All three were plugged into the broker using the same sidecar pattern. No hot-path changes. No workflow interruptions. Zero-loss rollouts. The broker still knows nothing about delivery guarantees. It holds the evidence and serves queries. The guarantees are built on top, in the test harness and in the producer’s retry logic, exactly where they belong.
What remains
What the broker can prove today is bounded. The boundaries are visible.
- Durability is single-node.
append.log lives on one PVC on one worker. If that worker’s disk dies, history dies with it. An off-node backup or a replicated WAL is the next durability step. - Availability is single-replica. The broker pod is one replica with
strategy: Recreate. Loss of the worker means loss of the broker. For a lab that is acceptable. For anything else it is not. - No protocol-level backpressure at the TCP boundary. The block policy plus the ACK retry loop hide the gap, but the TCP ingress still drops messages under extreme load before block engages. A proper producer-side window or HTTP/2 flow control would close this permanently rather than mask it.
- No access control. Anyone reachable on the cluster network can produce messages or query ACKs. Mutual TLS for client identity, or an application-level shared secret on the ACK channels, is the next hardening step.
- Manual certificate rotation. step-ca issues 24-hour certificates. A scheduled job that requests a fresh certificate and updates the Secret before expiration is queued.

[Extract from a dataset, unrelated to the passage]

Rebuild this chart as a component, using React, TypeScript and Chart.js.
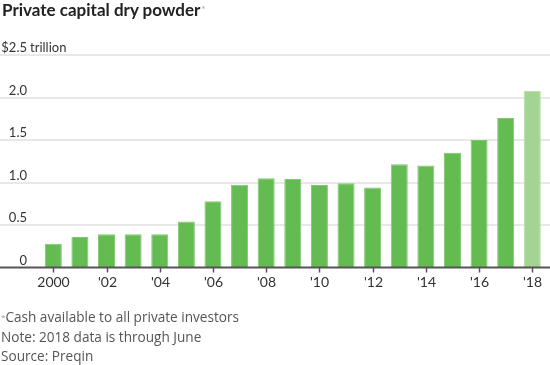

- Unbounded log growth. Both
append.log and processed.log grow forever. The CRD already has retention fields. The rotation implementation is not yet in tree. - Observability is
tail -f and wc -l. Honest but limited. A small Prometheus exporter reading ring-buffer depth and ACK latency would not require pipeline changes.
For the niche it serves, KMQ is a lab-grade broker with explicit reliability boundaries, a complete inspectable feedback loop and a transport encryption layer that does not interfere with any of the above. Each guarantee is backed by an executable scenario that exits 0 or fails loud. The series closes here. The gaps above are each their own scope.